The most significant aspect of both Letter to a Friend and The Perfection of Wisdom is its treatment of wisdom.  Perfecting wisdom amounts to coming to understand the "emptiness" of all things.  This is the most important contribution made by the Madhyamaka tradition of Buddhism to Buddhism's philosophical development.  Earlier Buddhist held that there was no self or subject.  Instead, all things were composed of a multiplicity of dharmas, essentially infinitesimal atoms of reality that were in constant flux.  In contrast, the Upanishadic tradition in India held that the fundamental reality was a universal self or, understood from another perspective, the unitary divine ground of being that had a permanent existence.  The Madhyamaka tradition advanced arguments against both of these views.  The argumentative technique was essentially critical:  reality was not one, it was not many, it was not neither one nor many, and it was not both one and many.  Furthermore, what did exist, existed conditionally or only in relation to all other things.  Reality is "emptiness."  This should not be confused with nothingess.  The Madhyamaka view is not nihilistic.  Reflecting on these metaphysical views establishes, for the Madhyamika, a frame of mind that leads one to be able to develop the other five perfections and thereby achieve enlightenment.  Madhyamaka metaphysics is perhaps the highest development of metaphysics within the Buddhist tradition.

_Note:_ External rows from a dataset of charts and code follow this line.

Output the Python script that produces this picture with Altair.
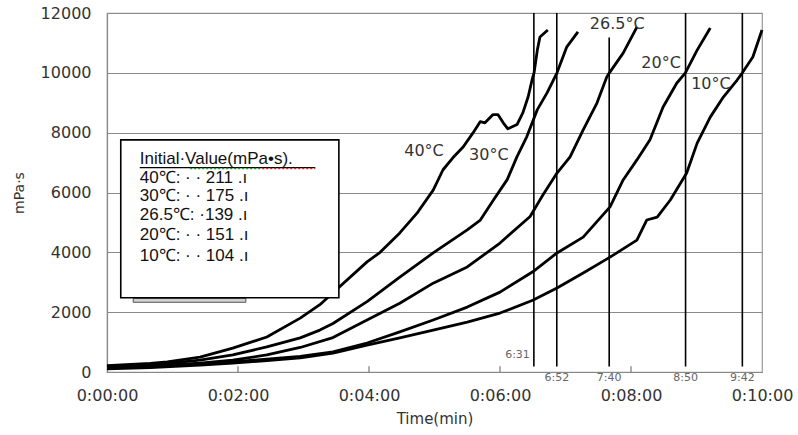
import altair as alt
import pandas as pd

# ---- data (time in minutes, viscosity in mPa·s) ----
series_names = ["40°C", "30°C", "26.5°C", "20°C", "10°C"]

t40 = [0, 0.66, 0.92, 1.42, 1.92, 2.44, 2.95, 3.25, 3.45, 3.97, 4.17, 4.47, 4.73, 4.98, 5.13, 5.28,
       5.44, 5.59, 5.70, 5.77, 5.89, 5.97, 6.05, 6.12, 6.26, 6.35, 6.43, 6.49, 6.52, 6.57, 6.61, 6.73]
v40 = [211, 290, 340, 500, 800, 1170, 1800, 2250, 2650, 3680, 4000, 4650, 5300, 6080, 6760, 7160,
       7530, 8000, 8370, 8330, 8600, 8600, 8330, 8130, 8270, 8670, 9200, 9770, 10000, 10760, 11200, 11430]

t30 = [0, 0.66, 1.42, 1.92, 2.44, 2.95, 3.25, 3.45, 3.97, 4.47, 4.98, 5.50, 5.70, 5.90, 6.11, 6.26,
       6.41, 6.57, 6.72, 6.87, 7.02, 7.19]
v30 = [175, 230, 400, 570, 840, 1140, 1400, 1620, 2350, 3170, 3980, 4750, 5080, 5750, 6430, 7200,
       7870, 8770, 9340, 10000, 10870, 11370]

t265 = [0, 0.66, 1.42, 1.92, 2.44, 2.95, 3.45, 3.97, 4.47, 4.98, 5.50, 6.00, 6.46, 6.65, 6.87, 7.07,
        7.27, 7.48, 7.63, 7.67, 7.88, 8.09]
v265 = [139, 200, 300, 400, 570, 820, 1150, 1740, 2300, 2970, 3510, 4310, 5200, 5900, 6650, 7190,
        8090, 8990, 9860, 10000, 10660, 11530]

t20 = [0, 0.66, 1.42, 1.92, 2.44, 2.95, 3.45, 3.97, 4.47, 4.98, 5.50, 6.00, 6.50, 6.87, 7.27, 7.68,
       7.88, 8.09, 8.29, 8.49, 8.70, 8.83, 9.01, 9.21]
v20 = [151, 180, 260, 340, 430, 520, 670, 970, 1340, 1740, 2170, 2670, 3350, 3980, 4510, 5520,
       6420, 7090, 7760, 8860, 9660, 10000, 10760, 11500]

t10 = [0, 0.66, 1.42, 1.92, 2.44, 2.95, 3.45, 3.97, 4.47, 4.98, 5.50, 6.00, 6.50, 6.87, 7.27, 7.68,
       8.09, 8.24, 8.40, 8.60, 8.85, 9.01, 9.21, 9.41, 9.62, 9.70, 9.86, 10.0]
v10 = [104, 150, 230, 300, 380, 470, 630, 900, 1140, 1400, 1670, 1970, 2400, 2810, 3310, 3840,
       4410, 5080, 5180, 5750, 6650, 7650, 8520, 9190, 9760, 10000, 10530, 11430]

# curve labels
label_text = ["40°C", "30°C", "26.5°C", "20°C", "10°C"]
label_t = [4.84, 5.83, 7.79, 8.46, 9.22]
label_v = [7390, 7250, 11630, 10330, 9630]

# times at which 10000 mPa·s is reached
mark_label = ["6:31", "6:52", "7:40", "8:50", "9:42"]
mark_t = [6.517, 6.867, 7.667, 8.833, 9.70]
mark_top = [12000, 12000, 11180, 12000, 12000]

# legend box text
legend_title = "Initial·Value(mPa•s)."
legend_lines = ["40℃: · · 211 .ı", "30℃: · · 175 .ı", "26.5℃: ·139 .ı", "20℃: · · 151 .ı", "10℃: · · 104 .ı"]

x_ticks = [0, 2, 4, 6, 8, 10]
y_ticks = [0, 2000, 4000, 6000, 8000, 10000, 12000]

# ---- tables ----
rows = []
for name, ts, vs in zip(series_names, [t40, t30, t265, t20, t10], [v40, v30, v265, v20, v10]):
    for i, (t, v) in enumerate(zip(ts, vs)):
        rows.append({"series": name, "t": t, "v": v, "order": i})
df = pd.DataFrame(rows)

lab_df = pd.DataFrame({"text": label_text, "t": label_t, "v": label_v})
mk_df = pd.DataFrame({"label": mark_label, "t": mark_t, "top": mark_top, "bottom": [180] * 5, "lv": [-190] * 5})
tick_df = pd.DataFrame({"t": x_ticks[1:-1], "v0": [0] * 4, "v1": [190] * 4})

FONT = "DejaVu Sans"
xs = alt.Scale(domain=[0, 10], nice=False)
ys = alt.Scale(domain=[0, 12000], nice=False)

x_axis = alt.Axis(values=x_ticks, labelExpr="'0:' + (datum.value < 10 ? '0' : '') + datum.value + ':00'",
                  title="Time(min)", grid=False, ticks=False, domainColor="#888", domainWidth=1.2,
                  labelFont=FONT, labelFontSize=16, labelColor="#333", labelPadding=15,
                  titleFont=FONT, titleFontSize=15, titleFontWeight="normal", titleColor="#333",
                  titlePadding=8, labelFlush=False)
y_axis = alt.Axis(values=y_ticks, format="d", title="mPa·s", grid=True, gridColor="#8a8a8a", gridWidth=1.2,
                  ticks=False, domainColor="#888", domainWidth=1.2,
                  labelFont=FONT, labelFontSize=16, labelColor="#333", labelPadding=16,
                  titleFont=FONT, titleFontSize=14, titleFontWeight="normal", titleColor="#333",
                  titlePadding=14)

lines = alt.Chart(df).mark_line(color="black", strokeWidth=2.8, strokeJoin="round").encode(
    x=alt.X("t:Q", scale=xs, axis=x_axis),
    y=alt.Y("v:Q", scale=ys, axis=y_axis),
    detail="series:N",
    order="order:Q",
)

inner_ticks = alt.Chart(tick_df).mark_rule(color="#777", strokeWidth=1.2).encode(
    x=alt.X("t:Q", scale=xs), y=alt.Y("v0:Q", scale=ys), y2="v1:Q")

vlines = alt.Chart(mk_df).mark_rule(color="black", strokeWidth=1.6).encode(
    x=alt.X("t:Q", scale=xs), y=alt.Y("bottom:Q", scale=ys), y2="top:Q")

mk_first = alt.Chart(mk_df.iloc[:1]).mark_text(align="right", baseline="middle", dx=-4, dy=-12,
                                               font=FONT, fontSize=11, color="#666").encode(
    x=alt.X("t:Q", scale=xs), y=alt.Y("bottom:Q", scale=ys), text="label:N")
mk_rest = alt.Chart(mk_df.iloc[1:]).mark_text(align="center", baseline="middle",
                                              font=FONT, fontSize=11, color="#666").encode(
    x=alt.X("t:Q", scale=xs), y=alt.Y("lv:Q", scale=ys), text="label:N")

curve_labels = alt.Chart(lab_df).mark_text(align="center", baseline="middle", font=FONT,
                                           fontSize=16, color="#333").encode(
    x=alt.X("t:Q", scale=xs), y=alt.Y("v:Q", scale=ys), text="text:N")

# legend box (annotation, in data units)
box_df = pd.DataFrame({"x0": [0.21], "x1": [3.54], "y0": [2480], "y1": [7760]})
shadow_df = pd.DataFrame({"x0": [0.40], "x1": [2.12], "y0": [2330], "y1": [2460]})
box = alt.Chart(box_df).mark_rect(fill="white", stroke="black", strokeWidth=1.6).encode(
    x=alt.X("x0:Q", scale=xs), x2="x1:Q", y=alt.Y("y0:Q", scale=ys), y2="y1:Q")
shadow = alt.Chart(shadow_df).mark_rect(fill="#d0d0d0", stroke="#555", strokeWidth=1).encode(
    x=alt.X("x0:Q", scale=xs), x2="x1:Q", y=alt.Y("y0:Q", scale=ys), y2="y1:Q")

leg_df = pd.DataFrame({"text": [legend_title] + legend_lines,
                       "t": [0.50] * 6,
                       "v": [7130, 6480, 5880, 5240, 4570, 3880]})
leg_text = alt.Chart(leg_df).mark_text(align="left", baseline="middle", font="Liberation Sans",
                                       fontSize=17, color="#111").encode(
    x=alt.X("t:Q", scale=xs), y=alt.Y("v:Q", scale=ys), text="text:N")

ul_df = pd.DataFrame({"x0": [0.50, 1.27, 2.37], "x1": [3.18, 2.37, 3.18], "v": [6830, 6800, 6800]})
underline = alt.Chart(ul_df.iloc[:1]).mark_rule(color="black", strokeWidth=1.4).encode(
    x=alt.X("x0:Q", scale=xs), x2="x1:Q", y=alt.Y("v:Q", scale=ys))
squig_g = alt.Chart(ul_df.iloc[1:2]).mark_rule(color="#1a9a1a", strokeWidth=1.6, strokeDash=[2, 2]).encode(
    x=alt.X("x0:Q", scale=xs), x2="x1:Q", y=alt.Y("v:Q", scale=ys))
squig_r = alt.Chart(ul_df.iloc[2:3]).mark_rule(color="#e02020", strokeWidth=1.6, strokeDash=[2, 2]).encode(
    x=alt.X("x0:Q", scale=xs), x2="x1:Q", y=alt.Y("v:Q", scale=ys))

chart = alt.layer(
    inner_ticks, lines, vlines, mk_first, mk_rest, curve_labels,
    shadow, box, leg_text, underline, squig_g, squig_r,
).properties(
    width=655, height=359,
    autosize="none",
    padding={"left": 107, "top": 13, "right": 36, "bottom": 63},
    background="white",
).configure_view(stroke="#999", strokeWidth=1.2)

chart.save("out.html", embed_options={"renderer": "svg", "actions": False})
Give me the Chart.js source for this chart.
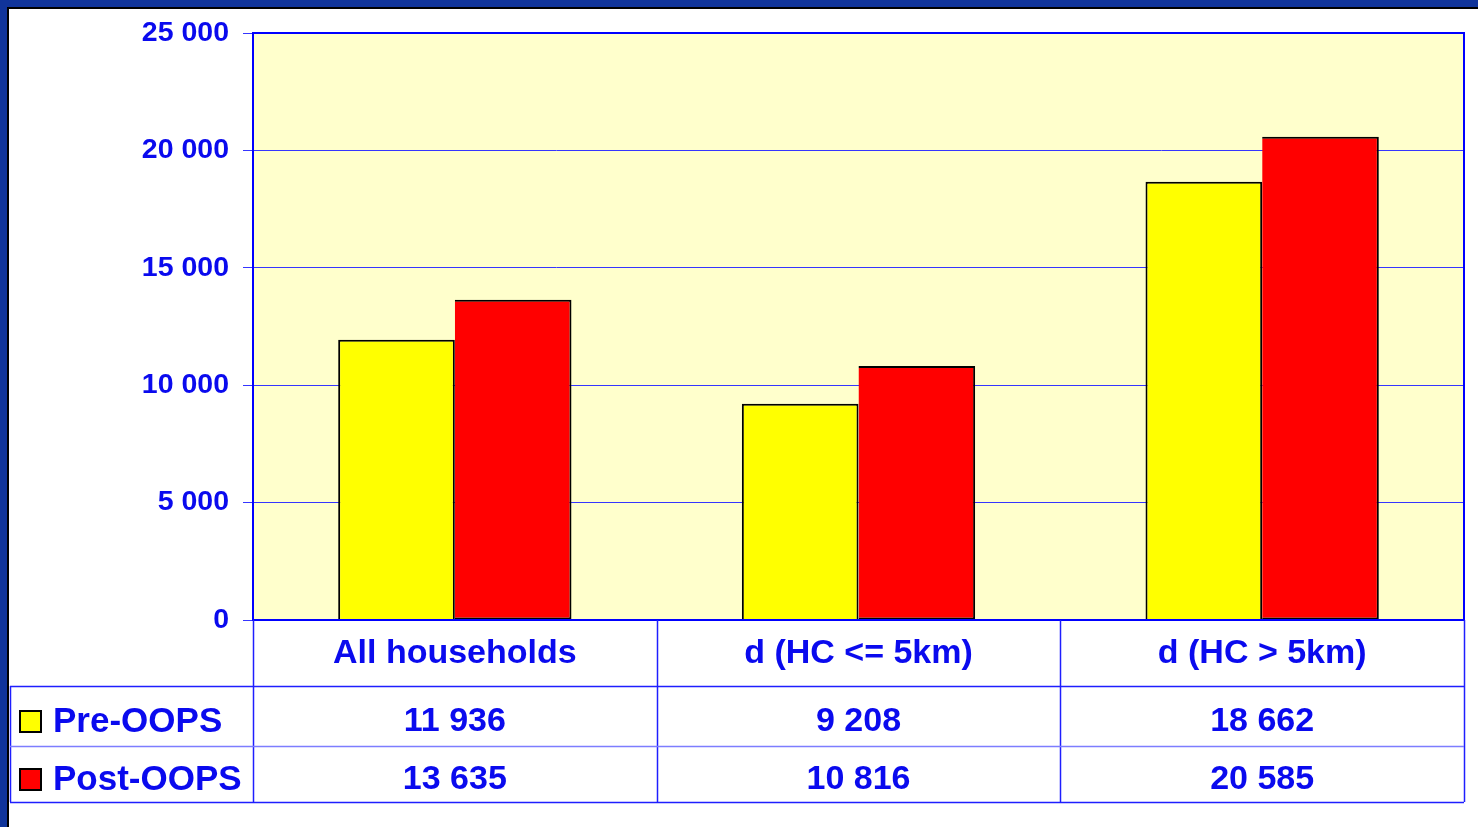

Letter to a Friend is short enough that it often has been memorized by the Buddhist faithful.  At the same time, it does an excellent job of bringing to mind the full scope of the path of the bodhisattva.  Its brevity, however, make a commentary useful.  In the edition under review here, Kangyur Rinpoche provides an admirable but not terribly extensive or detailed commentary.  Too often Kangyur Rinpoche merely  re-expressed the concise poetic formulations of Nagarjuna in a wordier prose form, but in other instances, Kangyur Rinpoche makes illuminating comments. 

Reading the edition cover to cover amounts, essentially, to reading the Letter three times.  First, it is presented in its translated form without commentary.  Second, it is presented, verse by verse, in the commentary, which -- as noted -- often provides a re-phrasing of the verses.  This is by no means a drawback.  The Letter is well worth multiple readings.  Finally, there is a useful introduction by the translators, a glossary of terms, notes on the commentary, and the entire text in Sanskrit and Tibetan.  It is an edition well worth owning.